We can have a group $G$ with an order-conjugate subgroup $H$ (i.e., a subgroup $H$ that is conjugate to any other subgroup of the same order) that is not an order-dominating subgroup: in other words, there exists a subgroup $K$ of $G$ whose order divides the order of $H$ , but such that $K$ is not contained in any conjugate of $H$ .

Related facts

Proof

Example of the alternating group of degree five

Further information: alternating group:A5

Suppose $G$ is the alternating group on the set $S=\{1,2,3,4,5\}$ . Suppose $H$ is the subgroup of $G$ that is the alternating group on $\{1,2,3,4\}$ . In other words, $H$ is the stabilizer of the point $\{5\}$ . Then, $H$ is order-conjugate in $G$ : the subgroups of the same order as $H$ are precisely the stabilizers of points in $S$ , and these are conjugate to $H$ by suitable $5$ -cycles.

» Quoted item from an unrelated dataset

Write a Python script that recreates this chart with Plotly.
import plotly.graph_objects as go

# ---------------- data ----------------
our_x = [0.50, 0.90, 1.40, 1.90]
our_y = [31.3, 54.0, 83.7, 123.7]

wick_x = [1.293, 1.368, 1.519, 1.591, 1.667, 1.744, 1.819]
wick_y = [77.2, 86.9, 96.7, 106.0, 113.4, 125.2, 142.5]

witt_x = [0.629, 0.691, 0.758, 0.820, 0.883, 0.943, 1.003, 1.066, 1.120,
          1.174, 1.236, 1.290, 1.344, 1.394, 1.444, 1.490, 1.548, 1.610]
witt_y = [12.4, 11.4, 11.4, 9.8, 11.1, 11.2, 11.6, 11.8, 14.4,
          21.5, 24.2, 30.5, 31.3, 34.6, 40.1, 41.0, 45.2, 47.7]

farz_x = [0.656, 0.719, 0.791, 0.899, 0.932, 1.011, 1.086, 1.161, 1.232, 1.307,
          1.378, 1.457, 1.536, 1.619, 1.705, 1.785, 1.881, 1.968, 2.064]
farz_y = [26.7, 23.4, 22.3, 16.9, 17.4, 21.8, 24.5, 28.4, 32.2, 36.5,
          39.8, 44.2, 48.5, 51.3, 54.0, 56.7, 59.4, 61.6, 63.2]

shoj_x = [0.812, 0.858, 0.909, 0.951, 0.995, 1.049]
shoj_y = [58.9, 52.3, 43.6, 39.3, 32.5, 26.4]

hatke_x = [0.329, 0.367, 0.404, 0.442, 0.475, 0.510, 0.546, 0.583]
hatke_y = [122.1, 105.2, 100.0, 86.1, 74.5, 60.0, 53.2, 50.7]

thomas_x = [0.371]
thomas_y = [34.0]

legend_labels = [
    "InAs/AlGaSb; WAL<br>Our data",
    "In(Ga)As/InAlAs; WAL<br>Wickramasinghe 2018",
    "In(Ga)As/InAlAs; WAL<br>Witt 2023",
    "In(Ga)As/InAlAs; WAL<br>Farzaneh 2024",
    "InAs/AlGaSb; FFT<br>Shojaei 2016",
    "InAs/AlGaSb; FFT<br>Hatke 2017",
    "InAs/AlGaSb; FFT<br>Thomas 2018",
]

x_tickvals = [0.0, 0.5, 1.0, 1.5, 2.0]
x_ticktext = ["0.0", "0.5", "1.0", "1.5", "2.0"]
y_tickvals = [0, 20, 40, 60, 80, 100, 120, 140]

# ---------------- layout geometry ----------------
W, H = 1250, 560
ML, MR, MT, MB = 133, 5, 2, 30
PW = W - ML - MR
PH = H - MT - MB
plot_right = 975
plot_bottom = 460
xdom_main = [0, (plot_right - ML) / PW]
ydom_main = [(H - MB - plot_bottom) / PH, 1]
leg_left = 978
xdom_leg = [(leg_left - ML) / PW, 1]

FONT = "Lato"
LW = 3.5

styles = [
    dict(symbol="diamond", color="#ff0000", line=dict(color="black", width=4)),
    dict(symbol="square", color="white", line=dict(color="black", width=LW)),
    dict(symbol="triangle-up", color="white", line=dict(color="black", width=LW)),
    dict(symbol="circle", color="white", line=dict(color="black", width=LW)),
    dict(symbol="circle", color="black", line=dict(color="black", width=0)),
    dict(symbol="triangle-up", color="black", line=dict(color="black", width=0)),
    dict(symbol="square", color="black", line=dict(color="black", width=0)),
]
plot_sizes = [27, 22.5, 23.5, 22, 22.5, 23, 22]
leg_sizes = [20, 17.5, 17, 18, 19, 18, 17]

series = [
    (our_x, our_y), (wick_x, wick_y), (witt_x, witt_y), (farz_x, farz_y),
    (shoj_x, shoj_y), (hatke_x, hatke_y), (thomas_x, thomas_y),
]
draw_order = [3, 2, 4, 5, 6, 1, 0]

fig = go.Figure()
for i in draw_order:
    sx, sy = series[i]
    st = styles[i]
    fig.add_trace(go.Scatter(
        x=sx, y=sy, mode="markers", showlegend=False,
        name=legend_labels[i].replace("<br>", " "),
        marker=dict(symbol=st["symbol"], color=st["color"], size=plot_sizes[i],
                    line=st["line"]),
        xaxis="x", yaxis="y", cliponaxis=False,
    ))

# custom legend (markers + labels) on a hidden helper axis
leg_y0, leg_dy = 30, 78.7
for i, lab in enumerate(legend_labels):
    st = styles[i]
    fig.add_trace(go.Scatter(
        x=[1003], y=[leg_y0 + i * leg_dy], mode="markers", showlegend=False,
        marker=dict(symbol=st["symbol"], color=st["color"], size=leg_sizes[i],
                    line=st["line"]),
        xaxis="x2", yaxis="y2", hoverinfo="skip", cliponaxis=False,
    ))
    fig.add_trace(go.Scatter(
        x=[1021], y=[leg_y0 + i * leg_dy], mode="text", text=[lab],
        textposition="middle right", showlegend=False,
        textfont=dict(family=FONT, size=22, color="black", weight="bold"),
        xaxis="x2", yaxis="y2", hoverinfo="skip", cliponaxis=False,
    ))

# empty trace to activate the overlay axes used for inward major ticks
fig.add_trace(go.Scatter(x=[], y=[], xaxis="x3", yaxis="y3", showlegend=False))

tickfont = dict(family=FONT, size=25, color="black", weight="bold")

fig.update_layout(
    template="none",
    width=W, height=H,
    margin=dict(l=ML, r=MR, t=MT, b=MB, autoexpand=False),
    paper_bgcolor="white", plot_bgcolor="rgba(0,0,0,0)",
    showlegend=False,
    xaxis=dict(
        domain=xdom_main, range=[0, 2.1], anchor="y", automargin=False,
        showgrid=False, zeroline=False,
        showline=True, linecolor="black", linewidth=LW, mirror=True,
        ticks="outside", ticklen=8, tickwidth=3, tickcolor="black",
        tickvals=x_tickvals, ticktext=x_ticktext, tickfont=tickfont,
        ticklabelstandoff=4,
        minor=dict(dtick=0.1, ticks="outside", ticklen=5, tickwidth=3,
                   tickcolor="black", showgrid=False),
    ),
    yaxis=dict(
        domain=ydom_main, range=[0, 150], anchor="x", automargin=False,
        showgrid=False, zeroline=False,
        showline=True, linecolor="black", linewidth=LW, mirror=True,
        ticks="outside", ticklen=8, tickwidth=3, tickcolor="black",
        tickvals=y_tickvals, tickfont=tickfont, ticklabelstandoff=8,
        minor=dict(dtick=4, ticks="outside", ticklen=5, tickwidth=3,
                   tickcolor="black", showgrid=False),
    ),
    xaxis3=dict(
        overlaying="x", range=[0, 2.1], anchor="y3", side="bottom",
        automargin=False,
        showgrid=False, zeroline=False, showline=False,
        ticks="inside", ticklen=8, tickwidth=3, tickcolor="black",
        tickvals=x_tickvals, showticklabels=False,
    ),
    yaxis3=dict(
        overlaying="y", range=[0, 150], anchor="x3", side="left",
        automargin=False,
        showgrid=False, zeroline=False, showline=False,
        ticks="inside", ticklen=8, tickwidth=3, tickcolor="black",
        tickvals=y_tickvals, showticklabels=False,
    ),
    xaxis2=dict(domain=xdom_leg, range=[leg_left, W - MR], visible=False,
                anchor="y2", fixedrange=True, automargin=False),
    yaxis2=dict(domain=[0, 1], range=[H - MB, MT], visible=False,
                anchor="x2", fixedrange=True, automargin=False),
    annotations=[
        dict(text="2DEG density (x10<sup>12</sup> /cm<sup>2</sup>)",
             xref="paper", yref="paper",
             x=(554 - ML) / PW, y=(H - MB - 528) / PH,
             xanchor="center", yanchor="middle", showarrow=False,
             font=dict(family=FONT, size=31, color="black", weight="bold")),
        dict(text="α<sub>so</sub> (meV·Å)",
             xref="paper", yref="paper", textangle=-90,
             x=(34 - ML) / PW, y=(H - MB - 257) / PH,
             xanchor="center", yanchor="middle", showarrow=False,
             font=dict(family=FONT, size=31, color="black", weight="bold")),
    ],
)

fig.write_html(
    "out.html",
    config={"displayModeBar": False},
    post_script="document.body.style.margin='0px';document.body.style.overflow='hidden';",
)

On the other hand, consider the subgroup $K$ :

$K:=\{(),(1,2,3),(1,3,2),(1,2)(4,5),(2,3)(4,5),(1,3)(4,5)\}$ .

$K$ is a group of order six, isomorphic to the symmetric group of degree three. However, $K$ is not contained in any conjugate of $H$ , because any conjugate of $H$ stabilizes some element, and $K$ does not stabilize any element.